Mesmo com tantos empecilhos burocráticos desfavoráveis ao trabalho dos técnicos fazendários, algumas experiências demonstraram eficácia animadora. Uma determinada secretaria de fazenda montou uma equipe formada por especialistas em informática, professores de linguística, estatísticos e tributaristas para desenvolver um modelo de análise que relaciona produtos com suas respectivas classificações fiscais. O objetivo era a identificação de inconsistências e fraudes no ICMS. A experiência apresentou alto grau de assertividade pela identificação de anormalidades relacionadas aos produtos estudados. Por exemplo, o refrigerante transportado em caminhão de 15mil litros era na verdade combustível.
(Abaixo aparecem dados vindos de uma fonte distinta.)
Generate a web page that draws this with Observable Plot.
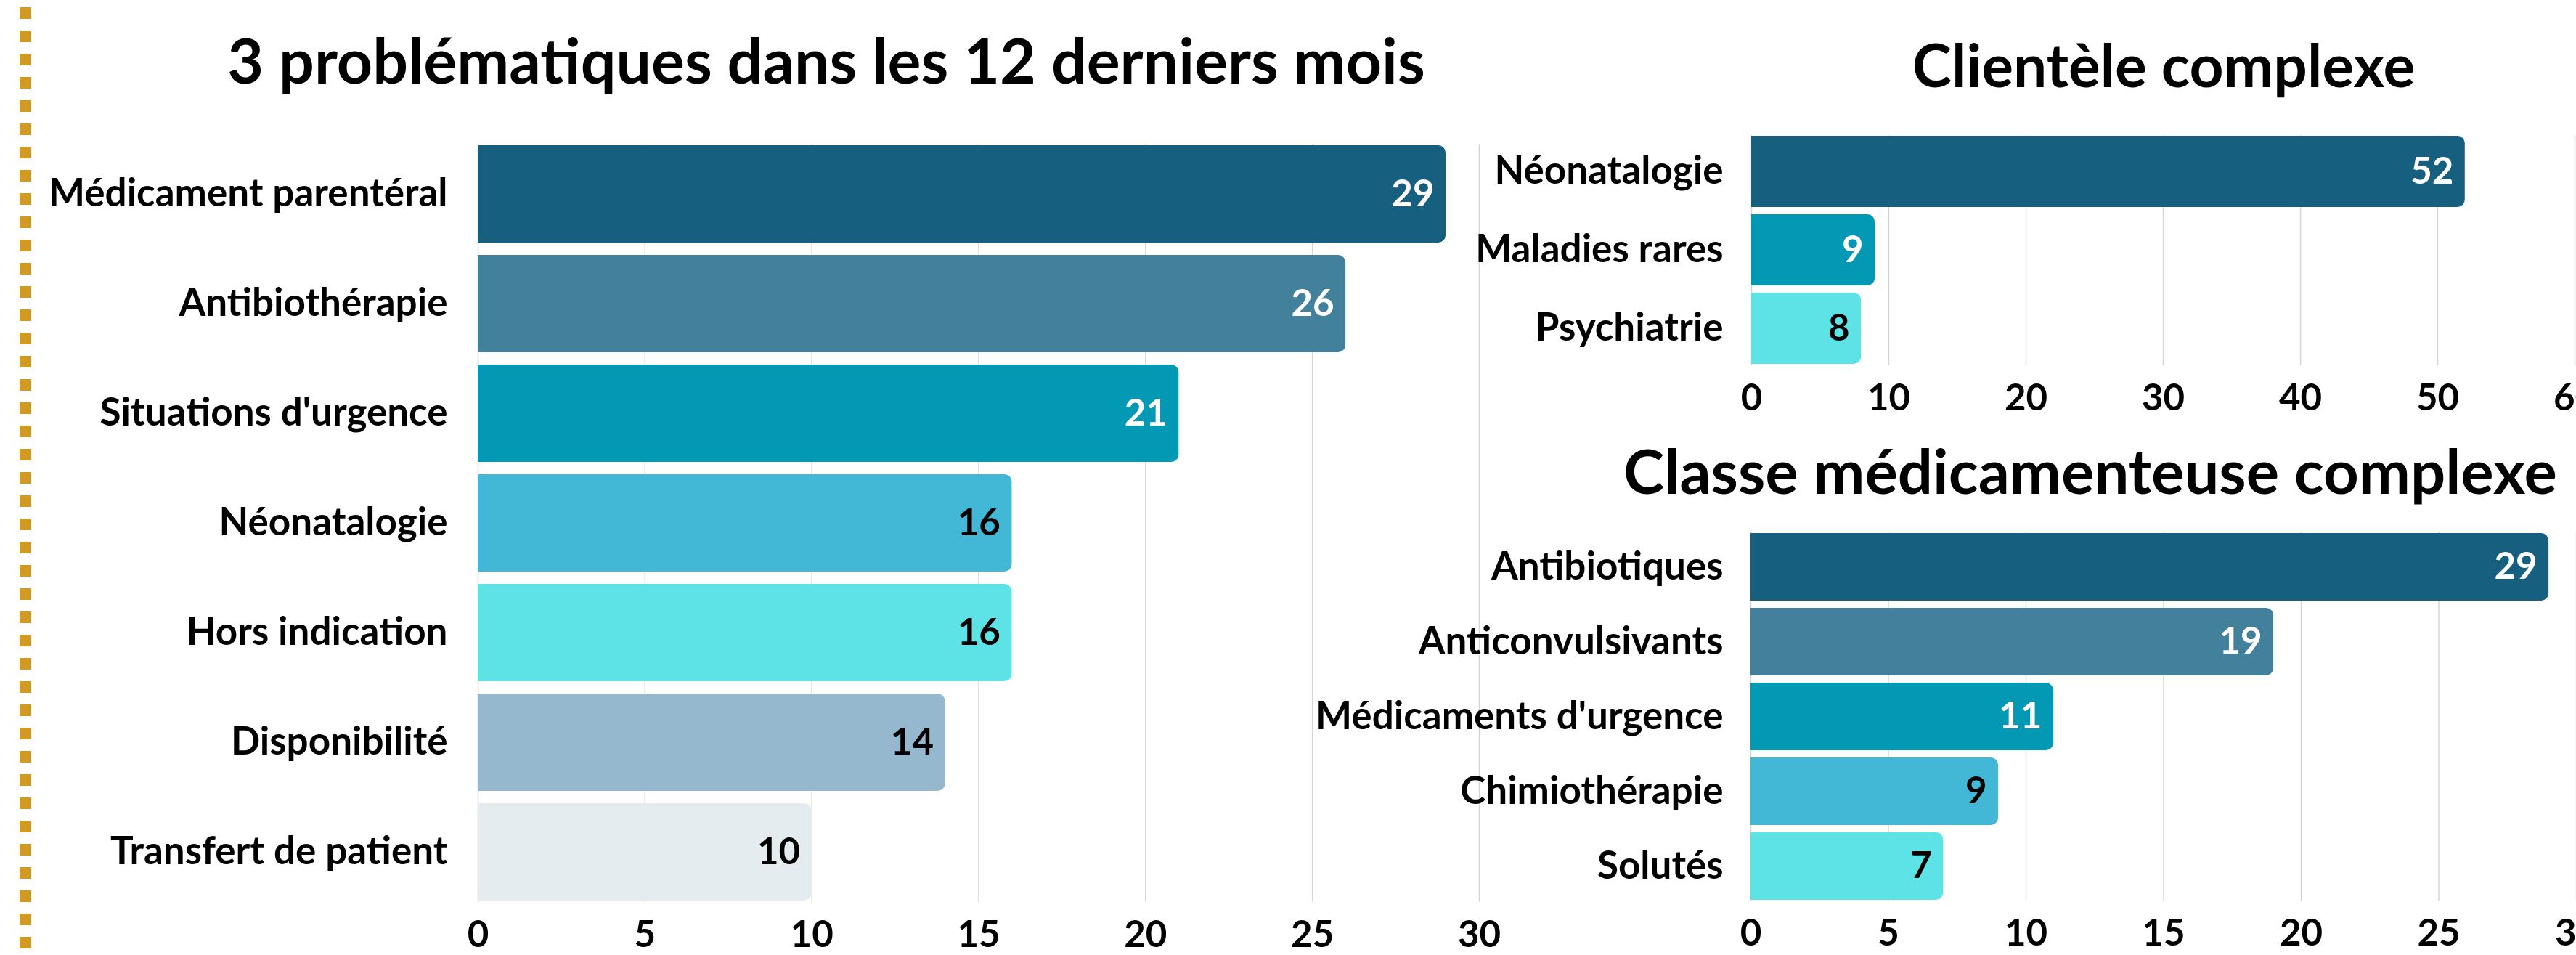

A SEFAZ baiana está utilizando informações do Google Street View e também a identificação do IP de computadores no combate à sonegação. As operações ou atividades suspeitas são alvos dessa nova empreitada, que é denominada de “diligência remota”. Por exemplo, uma operação isenta, mas de grande volume destinada a uma pessoa física revelou que a mercadoria seguiu para um grande depósito de bebidas. Num outro caso de operação milionária o destinatário era uma casa simples da periferia, indicando assim uma ação altamente suspeita. Os técnicos fazendários estão vinculando os IP dos computadores que transmitem as notas fiscais eletrônicas ao endereço físico do estabelecimento, fato esse, que está ajudando e muito o trabalho de investigação e aplicação de autos de infração.